Sometimes true repentance does call for a strong hand
In the same breath, sometimes a more stern approach is warranted and helpful.
Now my son isn’t actually old enough to sin, but the principle remains. My son likes to go out the front door. He is tall enough to unlock it, and we’re renting a house so I can’t add additional locks. My son is also nearly impossible to correct. No matter how I try to help him do better, he laughs and laughs and laughs. I tell him not to open the door or I put him in time out. I get his dad involved (sometimes that works). But he kept opening the door. I finally got on the floor, put my hands on his shoulders, and got in his face. I told him that what he was doing was dangerous and still he laughed. I finally took the ends of his mouth in my thumbs and pushed them into a frown and repeated how dangerous it was for him to ignore my warnings. He finally got the message and stopped laughing. He also stopped opening the front door when I wasn’t looking.
The Pharisees and scribes approached Christ and scornfully questioned His choice to sit with sinners. It’s ironic because they also should have been sitting with Him, repenting and healing, but they refused. I believe this is why the Pharisees and scribes often received a stronger hand from Christ than others like the woman taken in adultery.

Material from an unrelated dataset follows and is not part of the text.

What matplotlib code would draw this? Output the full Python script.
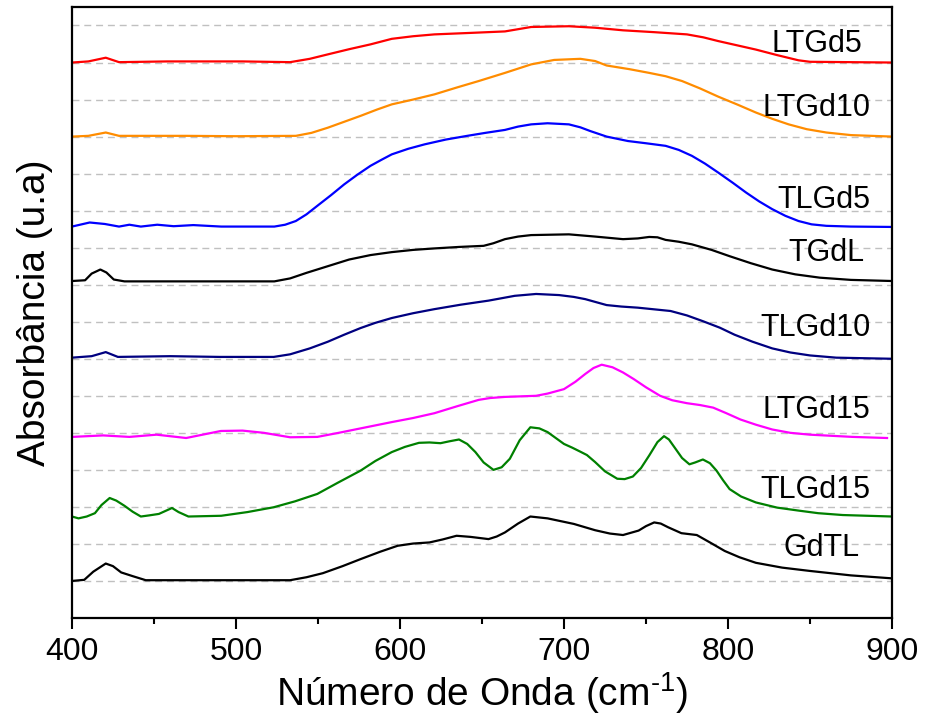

Christ was always guided by what was going to be the most helpful for those around Him. What would help them repent, return, and heal?
How do we help ourselves and others be happy and safe and healed? Sometimes the answer to that question can look like many different things. But no matter what, allowing that principle to guide our choices can help us make the best decisions about how to proceed. Drowning out fear and focusing on the well-being of ourselves and those in our care can help us make the best decisions on the path of repentance. Focusing on the healing, in whatever shape it warrants, is what will help repentance truly occur.
The Savior wants to heal us. He already paid for that healing; allow Him to pay for it.